Written exercise
Leave out any pictures and transcribe all other data below exactly.

Recorded information
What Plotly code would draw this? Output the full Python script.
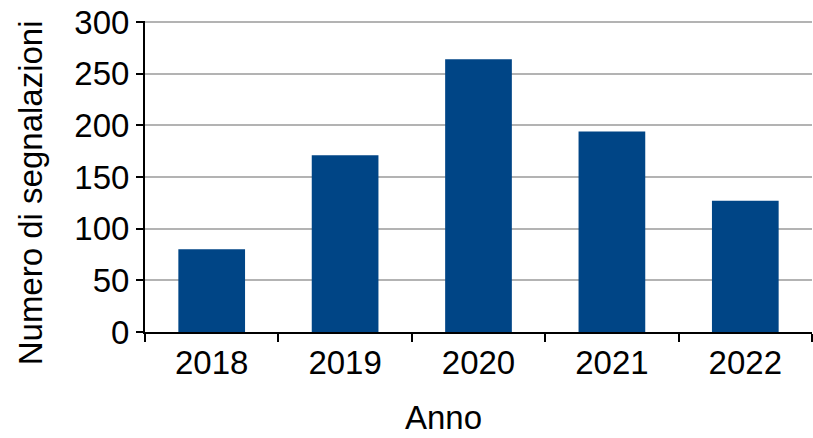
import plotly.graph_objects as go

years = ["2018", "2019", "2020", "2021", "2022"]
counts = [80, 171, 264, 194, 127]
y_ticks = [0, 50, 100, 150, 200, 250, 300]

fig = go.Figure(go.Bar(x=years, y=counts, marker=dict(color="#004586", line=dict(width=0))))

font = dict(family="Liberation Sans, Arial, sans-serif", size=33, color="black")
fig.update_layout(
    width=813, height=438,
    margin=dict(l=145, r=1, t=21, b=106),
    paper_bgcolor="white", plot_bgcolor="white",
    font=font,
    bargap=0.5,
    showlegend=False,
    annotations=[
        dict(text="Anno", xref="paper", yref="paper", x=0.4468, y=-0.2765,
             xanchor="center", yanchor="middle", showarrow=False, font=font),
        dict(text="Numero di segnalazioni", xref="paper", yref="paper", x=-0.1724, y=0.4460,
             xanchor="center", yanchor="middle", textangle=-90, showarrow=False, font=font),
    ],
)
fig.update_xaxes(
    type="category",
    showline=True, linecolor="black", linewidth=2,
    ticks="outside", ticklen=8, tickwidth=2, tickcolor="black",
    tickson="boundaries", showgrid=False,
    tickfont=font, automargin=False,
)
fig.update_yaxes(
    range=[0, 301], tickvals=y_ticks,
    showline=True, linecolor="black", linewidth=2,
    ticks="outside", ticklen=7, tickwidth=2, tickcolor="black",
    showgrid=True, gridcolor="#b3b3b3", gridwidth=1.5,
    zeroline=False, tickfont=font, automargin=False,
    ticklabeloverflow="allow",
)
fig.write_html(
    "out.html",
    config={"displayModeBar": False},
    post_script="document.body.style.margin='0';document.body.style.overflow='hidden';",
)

Worked answer
What Plotly code would draw this? Output the full Python script.
import plotly.graph_objects as go

years = ["2018", "2019", "2020", "2021", "2022"]
counts = [80, 171, 264, 194, 127]
y_ticks = [0, 50, 100, 150, 200, 250, 300]

fig = go.Figure(go.Bar(x=years, y=counts, marker=dict(color="#004586", line=dict(width=0))))

font = dict(family="Liberation Sans, Arial, sans-serif", size=33, color="black")
fig.update_layout(
    width=813, height=438,
    margin=dict(l=145, r=1, t=21, b=106),
    paper_bgcolor="white", plot_bgcolor="white",
    font=font,
    bargap=0.5,
    showlegend=False,
    annotations=[
        dict(text="Anno", xref="paper", yref="paper", x=0.4468, y=-0.2765,
             xanchor="center", yanchor="middle", showarrow=False, font=font),
        dict(text="Numero di segnalazioni", xref="paper", yref="paper", x=-0.1724, y=0.4460,
             xanchor="center", yanchor="middle", textangle=-90, showarrow=False, font=font),
    ],
)
fig.update_xaxes(
    type="category",
    showline=True, linecolor="black", linewidth=2,
    ticks="outside", ticklen=8, tickwidth=2, tickcolor="black",
    tickson="boundaries", showgrid=False,
    tickfont=font, automargin=False,
)
fig.update_yaxes(
    range=[0, 301], tickvals=y_ticks,
    showline=True, linecolor="black", linewidth=2,
    ticks="outside", ticklen=7, tickwidth=2, tickcolor="black",
    showgrid=True, gridcolor="#b3b3b3", gridwidth=1.5,
    zeroline=False, tickfont=font, automargin=False,
    ticklabeloverflow="allow",
)
fig.write_html(
    "out.html",
    config={"displayModeBar": False},
    post_script="document.body.style.margin='0';document.body.style.overflow='hidden';",
)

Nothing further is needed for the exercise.